Open rainwoodman opened 7 years ago
I thought about this and we should maybe design the current iterator to know the number of contiguous entry and skip chunks.
There's a ravel
utility in NumPy which flattens an array into a contiguous 1D vector. If the Iterator
class could know, looking at the strides, how many contiguous elements are coming and its memory layout, that would be great.
var iter = array.ravel ().iterator ();
int num_elements; // number of contigous elements
ssize_t stride; // how memory is layed out
while (iter.next ()) {
if (iter.contigous_stride == arrary.scalar_size && iter.contiguous_elements >= 4) {
var double_vec = (double_v16) iter.get (); // cast into vector
} else {
// make copy
}
}
I don't see why we would need more than two iterator (multi and single) if we can perform most iterating strategy my changing the view.
Also, if we need some buffering strategy, we might as well derive Array
once we will extract a proper interface and reuse existing iterators.
the flat iterator looks useful by itself as it provides a guaranteed sequence of looping.
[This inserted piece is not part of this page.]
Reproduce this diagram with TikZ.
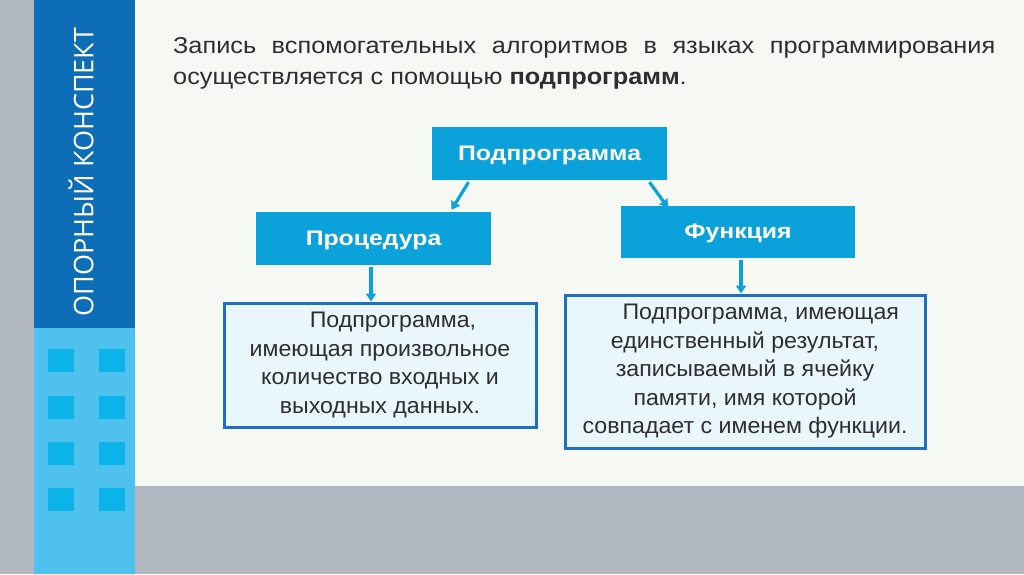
\documentclass[tikz,border=0pt]{standalone}
\usepackage{fontspec}
\setmainfont{Liberation Sans}
\newfontfamily\sidefont{Open Sans}
\newfontfamily\headfont[FakeStretch=1.18]{Liberation Sans}
\newfontfamily\titlefont[FakeStretch=1.1]{Liberation Sans}
\newfontfamily\notefont[FakeStretch=1.03]{Liberation Sans}
\usetikzlibrary{positioning,arrows.meta}
\definecolor{sidegray}{HTML}{B0B7C1}
\definecolor{darkband}{HTML}{0D6DB6}
\definecolor{lightband}{HTML}{4FC1EE}
\definecolor{tile}{HTML}{0BB3E9}
\definecolor{paper}{HTML}{F6F8F3}
\definecolor{boxblue}{HTML}{0BA1DB}
\definecolor{notefill}{HTML}{E9F7FC}
\definecolor{noteline}{HTML}{1F6EC4}
\definecolor{inktext}{HTML}{2E2E2E}
\tikzset{
  headbox/.style={fill=boxblue, text=white, font=\headfont\fontsize{21}{25}\selectfont\bfseries,
    minimum width=235pt, minimum height=53pt, inner sep=0pt, text depth=1pt},
  notebox/.style={fill=notefill, draw=noteline, line width=3pt, text=inktext,
    font=\notefont\fontsize{22.5}{28.5}\selectfont, align=center, inner sep=0pt},
  link/.style={draw=boxblue, line width=3.2pt, -{Triangle[length=8pt,width=10pt]}}
}
\begin{document}
\begin{tikzpicture}[x=1pt,y=-1pt]
  \useasboundingbox (0,0) rectangle (1024,574);
  % background bands
  \fill[paper] (0,0) rectangle (1024,574);
  \fill[sidegray] (0,0) rectangle (34,574);
  \fill[darkband] (34,0) rectangle (135,328);
  \fill[lightband] (34,328) rectangle (135,574);
  \fill[sidegray] (135,486) rectangle (1024,574);
  \foreach \y in {349,396,442,488}
    \foreach \x in {48,99}
      \fill[tile] (\x,\y) rectangle ++(26,23);
  \node[rotate=90, text=white, font=\sidefont\fontsize{27}{30}\selectfont] (side) at (81,172) {ОПОРНЫЙ КОНСПЕКТ};

  % title
  \node[anchor=north west, text width=822pt, align=justify, inner sep=0pt, text=inktext,
    font=\titlefont\fontsize{23}{31}\selectfont] (title) at (173,37)
    {Запись вспомогательных алгоритмов в языках программирования\linebreak
     осуществляется с помощью \textbf{подпрограмм}.};

  % boxes
  \node[headbox] (sub) at (549.5,153.5) {Подпрограмма};
  \node[headbox] (proc) at (373.5,238.5) {Процедура};
  \node[headbox, minimum width=234pt, minimum height=52pt] (func) at (738,232) {Функция};
  \node[notebox, minimum width=312pt, minimum height=124pt] (procnote) at (380,365)
    {\hspace*{1.15em}Подпрограмма,\\имеющая произвольное\\количество входных и\\выходных данных.};
  \node[notebox, minimum width=360pt, minimum height=153pt] (funcnote) at (745,371.5)
    {\hspace*{1.4em}Подпрограмма, имеющая\\единственный результат,\\записываемый в ячейку\\памяти, имя которой\\совпадает с именем функции.};

  % arrows
  \draw[link] ([xshift=-81pt,yshift=-2pt]sub.south) -- ([xshift=78pt,yshift=2pt]proc.north);
  \draw[link] ([xshift=100pt,yshift=-2pt]sub.south) -- ([xshift=-70pt,yshift=-2pt]func.north);
  \draw[link] ([xshift=-2.5pt,yshift=-2pt]proc.south) -- ([xshift=-9pt]procnote.north);
  \draw[link] ([xshift=3pt,yshift=-2pt]func.south) -- ([xshift=-4pt]funcnote.north);
\end{tikzpicture}
\end{document}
Ravel creates a copy if the array is not C-contiguous, thus cannot substitute flat iterator.
I take it back. The optimization shall not happen in a iterator. For clarity, any iterator shall always loop over the last dimension first. The caller to the iterator can pass in an optimized view. In this sense the iterator is always flat, then there is no need to add Flat to the name.
I agree flat iter is a subset of the full iterator and it appears there is no need to have two classes. The iterator also need to deal with write backs, so the pointers we shall always access with set() and get() but modifying the result of get() will not necessarily update the array.
We can call it Iterator(group, alignment)
and when group==1, alignment==1 the behavior is the same as the current Iterator. No need for a new class.
An Optimized View of an array shall have the as many as possible number of last axes trivially iterable.
OptimizedIterator will
for partially trivially iterable arrays, N can include a full step of the entire trivally iterable subspace.